Mergui Archipelago

Mergui Archipelago Profile Photo

Mergui Archipelago

Dotting the Andaman sea across some 400 km, the 800 or so mainly granite and limestone islands of the Mergui Archipelago can feel like a visit to a new world. Most islands are so pristine that they still don’t have a name, and tourism, only officially allowed some two decades ago, is still nascent.

If you were hoping to charter a yacht to the Mergui Archipelago then you should rent a boat from Phuket, which acts as Thailand’s main gateway to Mergui due to it’s easy access and large selection of yachts. Many tourists eager for a glimpse of these untouched pearls of the Andaman rent a boat and live aboard while diving and exploring the coves and inlets around here.

Each dive takes them into a vibrant world where they jostle with barracuda, dogtooth tuna, batfish, unicornfish, trevallies, manta rays, whale sharks, as well as grey and white tip sharks. Popular diving locales in this area include Shark Cave (75 km from Kawthaung) and Black Rock (100 km from Kawthaung).

Mergui’s beaches are largely uncharted and unhindered by tourism; this also means that they generally lack the visitor-friendly facilities one expects on other beaches in Southeast Asia such as restaurants, resorts, bars and entertainment. The majority of people who rent a boat to visit Mergui and stay upon a liveaboard. This is ideal for an incredible sailing and/or diving experience, of which Mergui offers in abundance.

But the islands offer plenty of activities including hiking through lush jungles, and perhaps meeting one of the many species that live here: monitor lizards, gibbons, crab-eating macaques, hornbills, and white-bellied sea eagles, among others. Visitors may also wish to kayak, snorkel, or partake in other fun beach activities with their group.

Choosing your favourite Mergui island can be a daunting task, but a few of the more popular spots include Lampi island — the country’s first national marine park — and Island 115, well known for the rich coral under crystal waters. For a glimpse into the culture of Mergui, a visit to the traditional Moken villages on Nyaung Wee island is essential. Some say that Myauk Ni island, may even provide a more authentic insight into the local culture due to its less visited, less populated nature, where chats with local fishermen can open up a whole new world to visitors to this region.

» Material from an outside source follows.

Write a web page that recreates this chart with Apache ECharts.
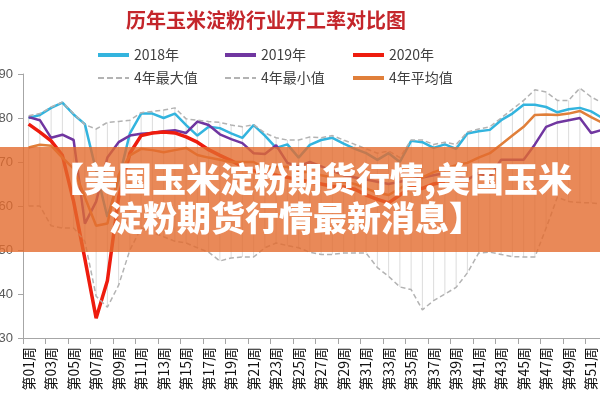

Fishing is discouraged around Mergui; thanks to overfishing by local fishermen, the area is now classified as endangered. However, good fishing is available in Mergui on the offshore banks west of the archipelago, where fishing groups may come upon a cluster of 20 seamounts that run as deep as 400 metres. Being a shark feeding spot, the area offers the opportunity to catch tuna, dorado, wahoo, and black marlin — and to later dine upon them on the boat the same evening.

The best times to visit the islands are in the clement months between December and February, when the weather is most favourable. You’ll find warm and sunny weather, steady winds and calm seas. For divers and snorkelers, however, March and April are better months, when clearer waters allow for a more immersive underwater experience.